A lifetime of garnished wages seems like a small price to pay for a millionaire who makes a career out of peddling hatred that ruins other peoples' lives. And they didn't just make up the number out of nowhere; it's based on estimated damages that his actions caused. I'm not a lawyer so I can't speak to precedent or similar judgements in other cases. In any case, he will appeal, so we'll see what the final number actually comes out to.


In that case, the answer is not to fine Jones less, but to fine the WMD liars more.


And anyone who subsequently voted for them or gave them money. I think they all should pay couple hundred million to victims and then spend rest of their lives in prison.


bad thing unpunished, therefore other bad thing not worth punishing?


If you lie in a way that lets the government ruthlessly murder millions you get promotions and a cushy pension.


It does seem based far less on his actions than on their personal opinion of him. That ought to make everybody nervous.


If you follow the trial at all, you'll see that this was not just "he said a bad thing one time and people are mad at him." He has a strongly demonstrated pattern of lies, perjury, obstruction of the legal process, and encouraging harassment against the Sandy Hook families. Most of the people saying "everyone should be afraid of this" are arguing in bad faith.

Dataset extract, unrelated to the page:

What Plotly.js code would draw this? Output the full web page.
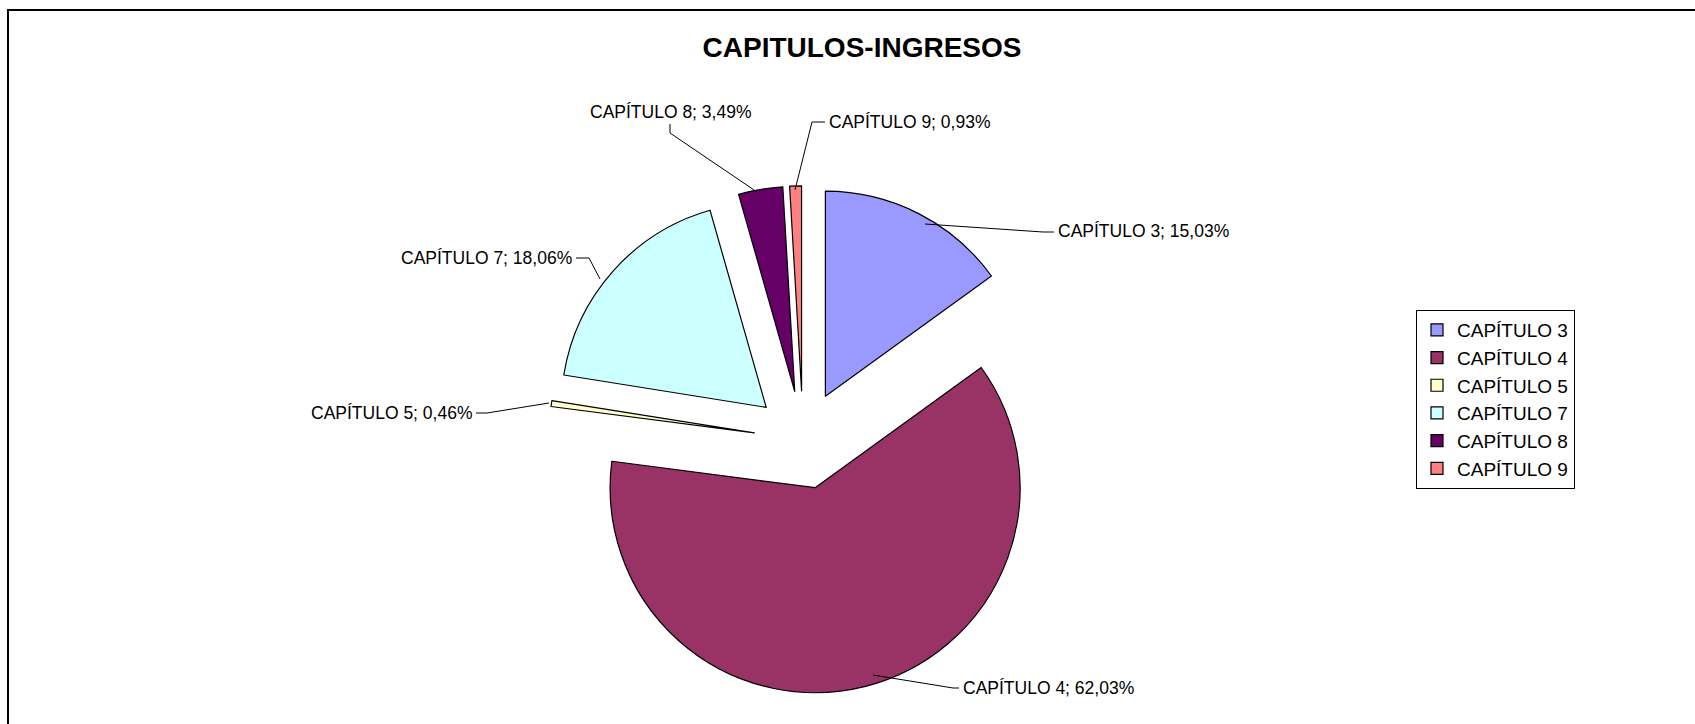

but absolutely none of that, save the encouragement of harassment, has any bearing on what the victims suffered from the behavior the lawsuit is fundamentally about. These damages are, supposedly, compensatory, and so the only relevant factor is supposed to be what the victims actually suffered.


Forgive me for wondering whether an account created 27 minutes ago is arguing in good faith on a topic that frequently gets brigaded by FUD trolling. An actual lawyer will have to weigh in on whether this fits the damages awarded in similar cases.


I think the point here is that it doesn't really matter whether the lawyers call it "compensatory" or not. Many legal terms don't really mean what it says on the tin. But we're talking here from a common-sense perspective: is the intent behind this fine, however it is described, to compensate for actual damages suffered, or to punish the conduct? And for it to be the former, it has to be in line with actual damages.


You mean on the jury's personal opinion of him?

A defendant has a right to trial by jury. The consequence of exercising that right is trial by a jury.

In some venues, "unfair" (quotes here because reasonable people can dispute how "fair" is to be assessed in a circumstance such as this) damages rulings are back-stopped by statutory maxima. I don't know Connecticut law, but that appears not to be the case here.